Given task - State how many lines of the data contain the word "React", and write nothing besides the number.

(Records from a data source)
▼
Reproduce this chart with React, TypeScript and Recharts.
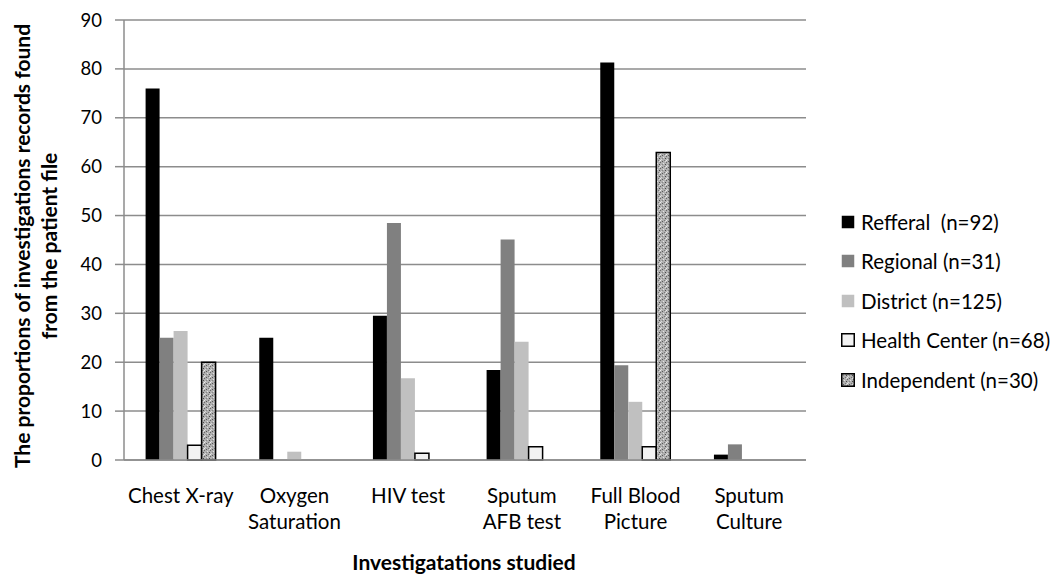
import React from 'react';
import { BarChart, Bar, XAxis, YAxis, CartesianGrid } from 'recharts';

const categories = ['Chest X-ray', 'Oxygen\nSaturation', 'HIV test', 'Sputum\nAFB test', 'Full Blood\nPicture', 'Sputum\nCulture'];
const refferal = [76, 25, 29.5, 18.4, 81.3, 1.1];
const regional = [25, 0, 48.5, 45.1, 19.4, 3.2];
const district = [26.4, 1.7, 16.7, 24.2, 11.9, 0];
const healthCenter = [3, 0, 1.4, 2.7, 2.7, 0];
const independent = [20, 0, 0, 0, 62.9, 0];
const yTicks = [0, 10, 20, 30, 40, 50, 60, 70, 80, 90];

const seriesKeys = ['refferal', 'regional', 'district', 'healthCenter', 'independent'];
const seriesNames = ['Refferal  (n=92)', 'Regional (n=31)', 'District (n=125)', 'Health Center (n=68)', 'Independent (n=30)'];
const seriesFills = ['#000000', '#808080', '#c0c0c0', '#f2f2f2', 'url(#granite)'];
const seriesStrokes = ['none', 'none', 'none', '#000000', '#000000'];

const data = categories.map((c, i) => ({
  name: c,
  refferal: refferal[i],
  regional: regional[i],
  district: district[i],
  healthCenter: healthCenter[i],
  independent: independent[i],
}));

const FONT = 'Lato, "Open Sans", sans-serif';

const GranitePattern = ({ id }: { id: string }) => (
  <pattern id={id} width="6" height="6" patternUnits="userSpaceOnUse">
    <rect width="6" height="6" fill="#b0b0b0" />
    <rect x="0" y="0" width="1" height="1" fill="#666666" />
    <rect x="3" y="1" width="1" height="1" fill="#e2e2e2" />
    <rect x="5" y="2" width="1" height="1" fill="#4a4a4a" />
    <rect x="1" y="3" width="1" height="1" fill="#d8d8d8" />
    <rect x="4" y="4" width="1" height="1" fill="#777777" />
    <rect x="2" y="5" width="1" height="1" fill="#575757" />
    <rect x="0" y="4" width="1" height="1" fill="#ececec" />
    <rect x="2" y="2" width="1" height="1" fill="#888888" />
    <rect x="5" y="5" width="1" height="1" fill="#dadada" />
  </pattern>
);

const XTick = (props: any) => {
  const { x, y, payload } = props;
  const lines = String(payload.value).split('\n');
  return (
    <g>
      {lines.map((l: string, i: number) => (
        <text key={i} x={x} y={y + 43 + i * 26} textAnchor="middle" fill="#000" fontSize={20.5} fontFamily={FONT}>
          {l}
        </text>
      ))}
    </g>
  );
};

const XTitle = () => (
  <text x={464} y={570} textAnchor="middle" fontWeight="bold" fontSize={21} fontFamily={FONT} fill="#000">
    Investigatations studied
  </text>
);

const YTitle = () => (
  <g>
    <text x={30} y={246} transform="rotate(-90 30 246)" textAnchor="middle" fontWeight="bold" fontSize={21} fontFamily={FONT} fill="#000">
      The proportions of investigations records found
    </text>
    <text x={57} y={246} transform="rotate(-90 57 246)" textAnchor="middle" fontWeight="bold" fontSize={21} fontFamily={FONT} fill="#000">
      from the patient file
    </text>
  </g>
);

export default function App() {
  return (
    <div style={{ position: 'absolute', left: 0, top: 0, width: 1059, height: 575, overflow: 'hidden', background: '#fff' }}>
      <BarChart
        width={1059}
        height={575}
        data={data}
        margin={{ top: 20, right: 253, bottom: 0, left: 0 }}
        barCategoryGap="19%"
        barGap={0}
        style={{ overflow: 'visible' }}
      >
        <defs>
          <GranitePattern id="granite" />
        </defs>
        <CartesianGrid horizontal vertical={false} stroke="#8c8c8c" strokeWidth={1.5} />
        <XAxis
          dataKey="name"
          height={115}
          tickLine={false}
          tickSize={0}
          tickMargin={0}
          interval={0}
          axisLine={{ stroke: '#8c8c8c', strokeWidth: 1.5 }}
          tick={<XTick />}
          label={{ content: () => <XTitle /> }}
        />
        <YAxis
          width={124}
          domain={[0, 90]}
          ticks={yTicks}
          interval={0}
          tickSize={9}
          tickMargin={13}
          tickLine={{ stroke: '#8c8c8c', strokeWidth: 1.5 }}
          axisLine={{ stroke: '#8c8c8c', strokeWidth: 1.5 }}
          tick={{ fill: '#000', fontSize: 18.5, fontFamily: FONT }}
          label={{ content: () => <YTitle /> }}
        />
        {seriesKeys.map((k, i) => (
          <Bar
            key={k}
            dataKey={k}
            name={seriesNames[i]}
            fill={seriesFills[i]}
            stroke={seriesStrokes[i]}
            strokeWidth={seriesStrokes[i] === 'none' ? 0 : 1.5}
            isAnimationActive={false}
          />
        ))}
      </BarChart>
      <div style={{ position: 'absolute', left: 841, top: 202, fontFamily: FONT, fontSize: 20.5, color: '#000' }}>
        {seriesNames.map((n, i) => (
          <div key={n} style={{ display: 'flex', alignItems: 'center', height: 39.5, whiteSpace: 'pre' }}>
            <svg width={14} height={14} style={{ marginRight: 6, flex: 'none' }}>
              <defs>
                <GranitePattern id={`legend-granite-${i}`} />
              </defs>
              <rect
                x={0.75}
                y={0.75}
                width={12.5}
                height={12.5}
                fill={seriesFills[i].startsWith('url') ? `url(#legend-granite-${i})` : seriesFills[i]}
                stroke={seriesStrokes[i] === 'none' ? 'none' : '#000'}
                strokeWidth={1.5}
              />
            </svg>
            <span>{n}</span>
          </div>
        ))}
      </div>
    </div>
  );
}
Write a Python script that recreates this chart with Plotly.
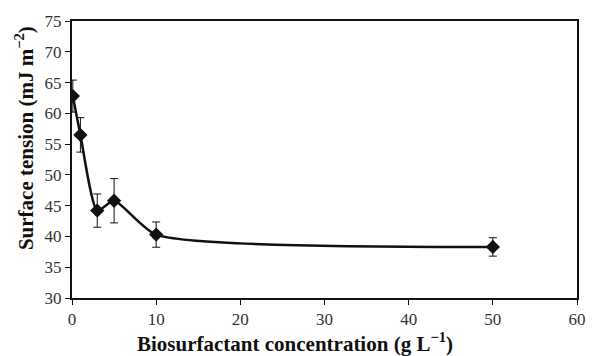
▲
Complete output - 2